# Dataset extract start
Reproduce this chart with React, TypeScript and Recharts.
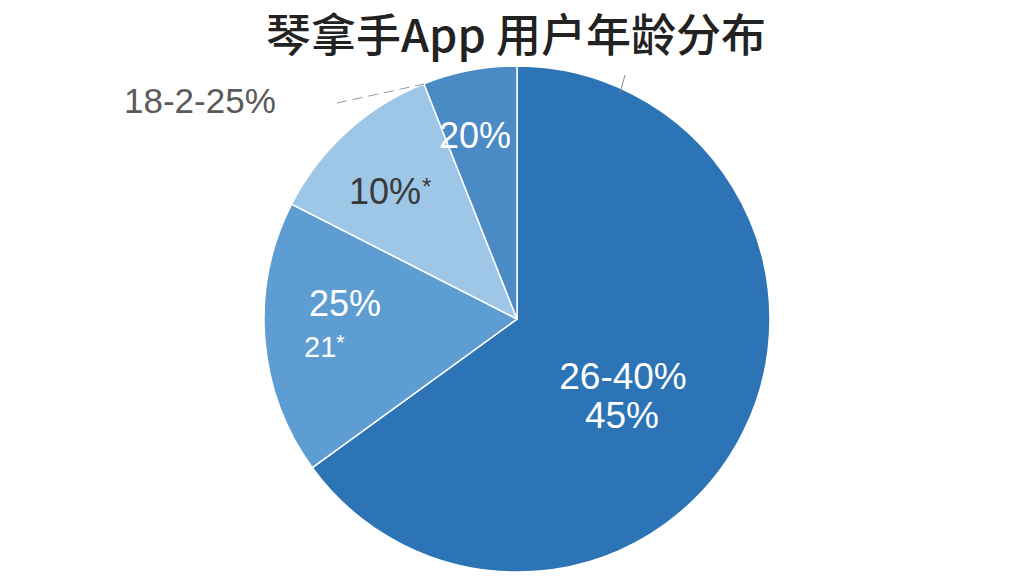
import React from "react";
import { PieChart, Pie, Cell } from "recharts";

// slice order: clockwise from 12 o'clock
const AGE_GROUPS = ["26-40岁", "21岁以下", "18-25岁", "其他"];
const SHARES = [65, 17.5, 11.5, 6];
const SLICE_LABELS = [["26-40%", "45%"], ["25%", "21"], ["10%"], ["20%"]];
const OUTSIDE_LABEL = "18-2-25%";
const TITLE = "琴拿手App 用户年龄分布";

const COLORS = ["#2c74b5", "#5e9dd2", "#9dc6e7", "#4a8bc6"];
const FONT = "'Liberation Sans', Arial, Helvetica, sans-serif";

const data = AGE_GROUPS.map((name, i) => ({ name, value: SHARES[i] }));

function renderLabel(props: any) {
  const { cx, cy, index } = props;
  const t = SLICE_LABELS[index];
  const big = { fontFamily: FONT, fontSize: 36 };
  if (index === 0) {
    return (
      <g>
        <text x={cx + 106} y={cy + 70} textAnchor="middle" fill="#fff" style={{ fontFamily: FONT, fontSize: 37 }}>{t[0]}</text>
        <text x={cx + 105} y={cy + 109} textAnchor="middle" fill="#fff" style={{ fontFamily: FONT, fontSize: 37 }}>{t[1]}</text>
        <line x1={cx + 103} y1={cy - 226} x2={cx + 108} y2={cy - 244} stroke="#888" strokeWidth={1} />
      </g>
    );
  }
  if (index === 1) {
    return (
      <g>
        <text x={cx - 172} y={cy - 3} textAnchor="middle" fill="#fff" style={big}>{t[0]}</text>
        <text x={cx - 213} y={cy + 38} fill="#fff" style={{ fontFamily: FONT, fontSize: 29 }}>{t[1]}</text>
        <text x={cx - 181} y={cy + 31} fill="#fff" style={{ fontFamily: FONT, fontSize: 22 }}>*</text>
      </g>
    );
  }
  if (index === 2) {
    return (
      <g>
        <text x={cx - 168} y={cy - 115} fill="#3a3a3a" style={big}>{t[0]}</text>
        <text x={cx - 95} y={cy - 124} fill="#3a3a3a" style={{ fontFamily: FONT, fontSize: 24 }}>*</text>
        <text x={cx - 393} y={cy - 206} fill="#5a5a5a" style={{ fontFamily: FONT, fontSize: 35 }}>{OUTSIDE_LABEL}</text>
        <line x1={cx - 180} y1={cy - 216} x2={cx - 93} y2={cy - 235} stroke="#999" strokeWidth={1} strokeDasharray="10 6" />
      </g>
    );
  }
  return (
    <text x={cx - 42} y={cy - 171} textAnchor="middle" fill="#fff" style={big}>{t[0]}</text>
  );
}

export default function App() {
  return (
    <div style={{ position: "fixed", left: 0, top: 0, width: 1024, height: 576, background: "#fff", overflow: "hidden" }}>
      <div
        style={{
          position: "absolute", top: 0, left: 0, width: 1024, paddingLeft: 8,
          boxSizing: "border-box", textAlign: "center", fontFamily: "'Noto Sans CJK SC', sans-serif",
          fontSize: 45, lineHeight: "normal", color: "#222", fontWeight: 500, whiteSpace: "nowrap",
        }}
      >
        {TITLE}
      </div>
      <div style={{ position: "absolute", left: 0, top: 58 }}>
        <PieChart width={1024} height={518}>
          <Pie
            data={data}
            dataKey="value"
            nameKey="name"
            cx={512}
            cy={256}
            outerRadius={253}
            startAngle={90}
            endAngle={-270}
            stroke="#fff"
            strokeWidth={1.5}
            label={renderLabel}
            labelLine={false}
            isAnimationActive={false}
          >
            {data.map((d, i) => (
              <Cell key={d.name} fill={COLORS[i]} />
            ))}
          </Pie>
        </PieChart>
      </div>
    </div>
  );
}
# Dataset extract end
▶ Your task
Return, unchanged, the lines from the first line of the material through the line that holds "const data = AGE_GROUPS.map((name, i)", inclusive, omitting pictures.

▶ Full solution
Reproduce this chart with React, TypeScript and Recharts.
import React from "react";
import { PieChart, Pie, Cell } from "recharts";

// slice order: clockwise from 12 o'clock
const AGE_GROUPS = ["26-40岁", "21岁以下", "18-25岁", "其他"];
const SHARES = [65, 17.5, 11.5, 6];
const SLICE_LABELS = [["26-40%", "45%"], ["25%", "21"], ["10%"], ["20%"]];
const OUTSIDE_LABEL = "18-2-25%";
const TITLE = "琴拿手App 用户年龄分布";

const COLORS = ["#2c74b5", "#5e9dd2", "#9dc6e7", "#4a8bc6"];
const FONT = "'Liberation Sans', Arial, Helvetica, sans-serif";

const data = AGE_GROUPS.map((name, i) => ({ name, value: SHARES[i] }));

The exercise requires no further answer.